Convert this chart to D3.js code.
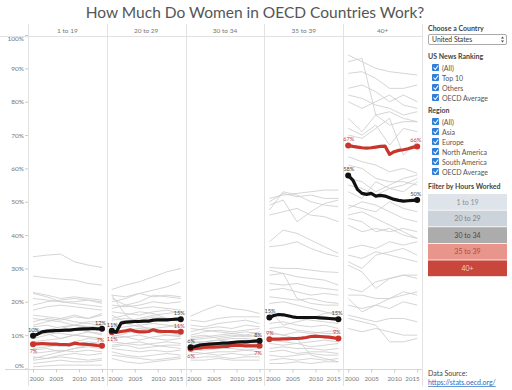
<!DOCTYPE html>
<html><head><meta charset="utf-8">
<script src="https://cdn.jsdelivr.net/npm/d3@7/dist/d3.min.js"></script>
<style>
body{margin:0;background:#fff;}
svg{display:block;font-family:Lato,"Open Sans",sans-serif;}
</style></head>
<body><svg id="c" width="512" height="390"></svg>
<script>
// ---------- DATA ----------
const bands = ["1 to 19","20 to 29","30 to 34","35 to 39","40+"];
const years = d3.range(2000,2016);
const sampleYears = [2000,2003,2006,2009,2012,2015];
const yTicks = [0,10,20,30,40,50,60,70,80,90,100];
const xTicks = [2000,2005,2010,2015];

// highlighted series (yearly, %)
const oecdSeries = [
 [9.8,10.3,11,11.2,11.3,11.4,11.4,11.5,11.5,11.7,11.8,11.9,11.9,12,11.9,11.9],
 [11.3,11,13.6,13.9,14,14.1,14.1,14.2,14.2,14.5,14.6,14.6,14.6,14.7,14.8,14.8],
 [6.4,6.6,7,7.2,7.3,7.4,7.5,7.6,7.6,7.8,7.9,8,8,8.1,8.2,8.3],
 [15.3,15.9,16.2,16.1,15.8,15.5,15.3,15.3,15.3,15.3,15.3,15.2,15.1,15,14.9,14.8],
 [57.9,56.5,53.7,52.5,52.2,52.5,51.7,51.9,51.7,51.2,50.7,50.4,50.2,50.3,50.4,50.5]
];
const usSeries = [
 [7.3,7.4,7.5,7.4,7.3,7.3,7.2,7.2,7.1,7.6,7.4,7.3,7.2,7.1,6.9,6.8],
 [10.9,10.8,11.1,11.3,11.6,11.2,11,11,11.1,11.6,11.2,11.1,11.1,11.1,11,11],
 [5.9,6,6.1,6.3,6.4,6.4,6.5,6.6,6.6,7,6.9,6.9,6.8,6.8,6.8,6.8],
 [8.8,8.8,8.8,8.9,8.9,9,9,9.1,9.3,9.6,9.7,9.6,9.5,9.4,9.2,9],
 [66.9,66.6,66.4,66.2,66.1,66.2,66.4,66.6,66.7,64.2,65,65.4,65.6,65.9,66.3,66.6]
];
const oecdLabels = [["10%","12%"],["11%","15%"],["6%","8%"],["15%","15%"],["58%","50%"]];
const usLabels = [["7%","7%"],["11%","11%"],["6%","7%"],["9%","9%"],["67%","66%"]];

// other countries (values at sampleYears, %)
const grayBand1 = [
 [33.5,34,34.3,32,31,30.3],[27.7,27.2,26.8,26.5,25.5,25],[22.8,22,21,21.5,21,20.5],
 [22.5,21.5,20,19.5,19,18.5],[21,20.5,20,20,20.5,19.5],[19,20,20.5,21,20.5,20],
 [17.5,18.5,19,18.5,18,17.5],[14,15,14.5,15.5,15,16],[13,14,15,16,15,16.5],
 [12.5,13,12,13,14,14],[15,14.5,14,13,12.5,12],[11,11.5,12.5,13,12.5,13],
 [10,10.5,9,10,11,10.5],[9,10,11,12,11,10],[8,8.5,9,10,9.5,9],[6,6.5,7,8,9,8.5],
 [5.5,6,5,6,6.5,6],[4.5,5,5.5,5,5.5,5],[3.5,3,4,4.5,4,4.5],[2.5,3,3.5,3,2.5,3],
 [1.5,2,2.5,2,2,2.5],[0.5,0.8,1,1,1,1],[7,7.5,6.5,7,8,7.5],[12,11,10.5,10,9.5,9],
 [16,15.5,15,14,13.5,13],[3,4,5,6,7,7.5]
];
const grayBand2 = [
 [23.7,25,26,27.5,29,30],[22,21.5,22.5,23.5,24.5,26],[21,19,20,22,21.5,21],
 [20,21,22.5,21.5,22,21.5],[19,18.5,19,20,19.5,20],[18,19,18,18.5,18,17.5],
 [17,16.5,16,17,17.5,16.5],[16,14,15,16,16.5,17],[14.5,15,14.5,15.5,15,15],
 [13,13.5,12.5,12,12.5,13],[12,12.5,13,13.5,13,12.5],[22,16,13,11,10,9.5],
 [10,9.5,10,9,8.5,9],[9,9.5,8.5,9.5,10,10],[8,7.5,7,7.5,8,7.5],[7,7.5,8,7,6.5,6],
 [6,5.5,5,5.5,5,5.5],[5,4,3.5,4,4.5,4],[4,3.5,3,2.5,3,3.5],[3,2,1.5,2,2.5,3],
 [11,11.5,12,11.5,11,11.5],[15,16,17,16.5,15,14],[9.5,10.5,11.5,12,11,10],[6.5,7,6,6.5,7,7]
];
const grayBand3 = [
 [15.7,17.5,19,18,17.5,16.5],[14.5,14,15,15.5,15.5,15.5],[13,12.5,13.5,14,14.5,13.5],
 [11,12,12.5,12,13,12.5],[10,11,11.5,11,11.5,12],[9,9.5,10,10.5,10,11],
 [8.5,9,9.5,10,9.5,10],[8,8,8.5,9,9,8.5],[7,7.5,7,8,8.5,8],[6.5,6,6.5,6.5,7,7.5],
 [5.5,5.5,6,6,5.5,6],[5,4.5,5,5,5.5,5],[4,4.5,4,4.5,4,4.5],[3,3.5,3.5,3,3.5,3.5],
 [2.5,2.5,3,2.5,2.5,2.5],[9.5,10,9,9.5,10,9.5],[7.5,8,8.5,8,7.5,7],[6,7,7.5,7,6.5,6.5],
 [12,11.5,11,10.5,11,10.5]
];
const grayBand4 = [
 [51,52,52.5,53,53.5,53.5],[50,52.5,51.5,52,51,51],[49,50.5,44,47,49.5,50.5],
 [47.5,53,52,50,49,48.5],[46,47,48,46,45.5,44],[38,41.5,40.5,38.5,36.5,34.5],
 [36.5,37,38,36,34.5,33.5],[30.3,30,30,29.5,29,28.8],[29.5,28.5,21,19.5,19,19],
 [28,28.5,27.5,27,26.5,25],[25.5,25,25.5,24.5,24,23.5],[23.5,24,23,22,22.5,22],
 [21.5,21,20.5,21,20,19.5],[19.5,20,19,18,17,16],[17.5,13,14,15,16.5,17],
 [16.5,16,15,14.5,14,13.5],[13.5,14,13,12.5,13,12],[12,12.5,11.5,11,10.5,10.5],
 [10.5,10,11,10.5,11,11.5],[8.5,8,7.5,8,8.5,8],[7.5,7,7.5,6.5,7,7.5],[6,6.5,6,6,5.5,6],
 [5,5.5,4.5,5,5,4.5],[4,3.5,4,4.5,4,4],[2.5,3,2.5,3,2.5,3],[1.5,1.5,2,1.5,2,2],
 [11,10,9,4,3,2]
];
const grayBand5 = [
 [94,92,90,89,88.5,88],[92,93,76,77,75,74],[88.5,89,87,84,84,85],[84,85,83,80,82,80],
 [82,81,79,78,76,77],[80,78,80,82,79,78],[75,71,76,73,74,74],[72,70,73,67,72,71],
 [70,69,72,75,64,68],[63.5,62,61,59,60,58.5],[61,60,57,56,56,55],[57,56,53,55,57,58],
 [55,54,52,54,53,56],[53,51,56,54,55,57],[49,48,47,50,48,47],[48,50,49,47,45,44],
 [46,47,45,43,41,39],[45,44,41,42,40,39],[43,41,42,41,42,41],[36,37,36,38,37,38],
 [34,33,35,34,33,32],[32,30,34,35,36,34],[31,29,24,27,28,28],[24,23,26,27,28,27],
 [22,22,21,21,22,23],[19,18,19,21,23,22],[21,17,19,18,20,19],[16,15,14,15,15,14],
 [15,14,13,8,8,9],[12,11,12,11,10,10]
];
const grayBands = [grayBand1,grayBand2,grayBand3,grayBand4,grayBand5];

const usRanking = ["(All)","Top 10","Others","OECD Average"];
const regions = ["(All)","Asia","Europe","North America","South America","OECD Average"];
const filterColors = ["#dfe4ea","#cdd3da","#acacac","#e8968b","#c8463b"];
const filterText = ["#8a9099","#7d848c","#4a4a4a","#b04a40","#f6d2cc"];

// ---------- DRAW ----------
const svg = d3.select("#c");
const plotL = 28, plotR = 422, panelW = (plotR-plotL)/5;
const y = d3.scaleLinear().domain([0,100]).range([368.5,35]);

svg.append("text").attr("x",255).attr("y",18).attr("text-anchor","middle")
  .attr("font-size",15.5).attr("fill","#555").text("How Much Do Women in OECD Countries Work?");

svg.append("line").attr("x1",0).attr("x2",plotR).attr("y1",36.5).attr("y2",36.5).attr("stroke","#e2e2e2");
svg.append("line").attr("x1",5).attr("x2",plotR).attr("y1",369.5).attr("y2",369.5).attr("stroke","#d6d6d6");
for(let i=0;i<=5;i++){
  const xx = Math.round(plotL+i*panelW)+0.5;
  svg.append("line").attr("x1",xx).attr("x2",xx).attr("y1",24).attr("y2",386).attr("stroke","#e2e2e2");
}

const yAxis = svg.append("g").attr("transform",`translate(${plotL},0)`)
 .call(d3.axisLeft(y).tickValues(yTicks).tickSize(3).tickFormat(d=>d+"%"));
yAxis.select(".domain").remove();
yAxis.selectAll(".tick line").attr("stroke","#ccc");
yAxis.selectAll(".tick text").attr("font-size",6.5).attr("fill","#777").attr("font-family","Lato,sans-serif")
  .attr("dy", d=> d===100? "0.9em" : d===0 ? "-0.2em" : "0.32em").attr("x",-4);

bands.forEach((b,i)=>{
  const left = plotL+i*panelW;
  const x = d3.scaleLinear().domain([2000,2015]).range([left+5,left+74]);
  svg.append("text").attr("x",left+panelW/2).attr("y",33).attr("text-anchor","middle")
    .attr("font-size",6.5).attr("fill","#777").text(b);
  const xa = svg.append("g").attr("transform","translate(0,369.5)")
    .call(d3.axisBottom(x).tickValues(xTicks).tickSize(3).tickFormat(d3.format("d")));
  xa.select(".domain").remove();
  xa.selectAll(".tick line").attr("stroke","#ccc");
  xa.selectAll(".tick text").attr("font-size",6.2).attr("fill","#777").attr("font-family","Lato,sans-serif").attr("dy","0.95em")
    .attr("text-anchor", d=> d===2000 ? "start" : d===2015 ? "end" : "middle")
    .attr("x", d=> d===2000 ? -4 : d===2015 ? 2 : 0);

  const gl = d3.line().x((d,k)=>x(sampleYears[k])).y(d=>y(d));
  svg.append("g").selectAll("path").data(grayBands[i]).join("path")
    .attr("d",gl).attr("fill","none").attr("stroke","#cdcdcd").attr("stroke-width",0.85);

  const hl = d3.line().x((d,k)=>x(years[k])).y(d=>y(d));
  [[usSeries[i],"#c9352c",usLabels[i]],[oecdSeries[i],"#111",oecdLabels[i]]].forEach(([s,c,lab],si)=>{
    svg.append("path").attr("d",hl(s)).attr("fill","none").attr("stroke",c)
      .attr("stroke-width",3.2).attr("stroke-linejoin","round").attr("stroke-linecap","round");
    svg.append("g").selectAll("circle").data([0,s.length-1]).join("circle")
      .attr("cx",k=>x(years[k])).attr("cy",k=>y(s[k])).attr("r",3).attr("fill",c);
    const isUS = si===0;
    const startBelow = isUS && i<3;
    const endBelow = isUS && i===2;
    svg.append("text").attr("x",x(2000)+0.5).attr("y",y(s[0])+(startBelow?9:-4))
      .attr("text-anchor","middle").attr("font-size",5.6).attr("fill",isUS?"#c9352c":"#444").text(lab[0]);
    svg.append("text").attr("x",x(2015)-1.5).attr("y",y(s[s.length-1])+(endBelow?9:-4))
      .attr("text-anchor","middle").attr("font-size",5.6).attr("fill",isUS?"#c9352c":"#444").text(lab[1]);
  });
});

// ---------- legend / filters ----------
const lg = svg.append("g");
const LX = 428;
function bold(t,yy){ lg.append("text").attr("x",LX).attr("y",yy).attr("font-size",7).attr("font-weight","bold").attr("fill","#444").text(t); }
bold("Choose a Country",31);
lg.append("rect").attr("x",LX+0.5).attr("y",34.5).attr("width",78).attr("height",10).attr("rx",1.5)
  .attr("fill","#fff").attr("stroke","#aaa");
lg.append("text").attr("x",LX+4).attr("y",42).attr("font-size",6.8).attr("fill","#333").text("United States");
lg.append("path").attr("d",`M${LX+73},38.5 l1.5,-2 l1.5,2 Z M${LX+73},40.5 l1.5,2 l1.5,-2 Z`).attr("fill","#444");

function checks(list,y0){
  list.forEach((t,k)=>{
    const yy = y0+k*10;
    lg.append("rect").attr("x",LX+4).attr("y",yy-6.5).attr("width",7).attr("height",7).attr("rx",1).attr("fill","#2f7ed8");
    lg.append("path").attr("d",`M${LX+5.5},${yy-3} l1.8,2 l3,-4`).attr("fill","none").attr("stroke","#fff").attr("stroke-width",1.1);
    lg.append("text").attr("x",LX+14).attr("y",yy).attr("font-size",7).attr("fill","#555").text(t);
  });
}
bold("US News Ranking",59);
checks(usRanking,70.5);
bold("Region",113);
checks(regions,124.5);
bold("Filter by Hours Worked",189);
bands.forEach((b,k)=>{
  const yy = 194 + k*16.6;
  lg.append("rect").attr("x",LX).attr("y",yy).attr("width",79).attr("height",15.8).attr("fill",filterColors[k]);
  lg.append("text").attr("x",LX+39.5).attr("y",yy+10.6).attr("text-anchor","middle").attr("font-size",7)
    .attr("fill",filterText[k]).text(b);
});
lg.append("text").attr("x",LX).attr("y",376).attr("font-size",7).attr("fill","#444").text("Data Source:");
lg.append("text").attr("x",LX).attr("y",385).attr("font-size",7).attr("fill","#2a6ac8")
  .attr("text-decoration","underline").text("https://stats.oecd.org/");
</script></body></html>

» **Problem statement**
Only lines belong in the copy: transcribe those from the start of the data through the line that contains "const xTicks = [2000,2005,2010,2015];", and skip the pictures.

» **Response for this exercise**
Convert this chart to D3.js code.
<!DOCTYPE html>
<html><head><meta charset="utf-8">
<script src="https://cdn.jsdelivr.net/npm/d3@7/dist/d3.min.js"></script>
<style>
body{margin:0;background:#fff;}
svg{display:block;font-family:Lato,"Open Sans",sans-serif;}
</style></head>
<body><svg id="c" width="512" height="390"></svg>
<script>
// ---------- DATA ----------
const bands = ["1 to 19","20 to 29","30 to 34","35 to 39","40+"];
const years = d3.range(2000,2016);
const sampleYears = [2000,2003,2006,2009,2012,2015];
const yTicks = [0,10,20,30,40,50,60,70,80,90,100];
const xTicks = [2000,2005,2010,2015];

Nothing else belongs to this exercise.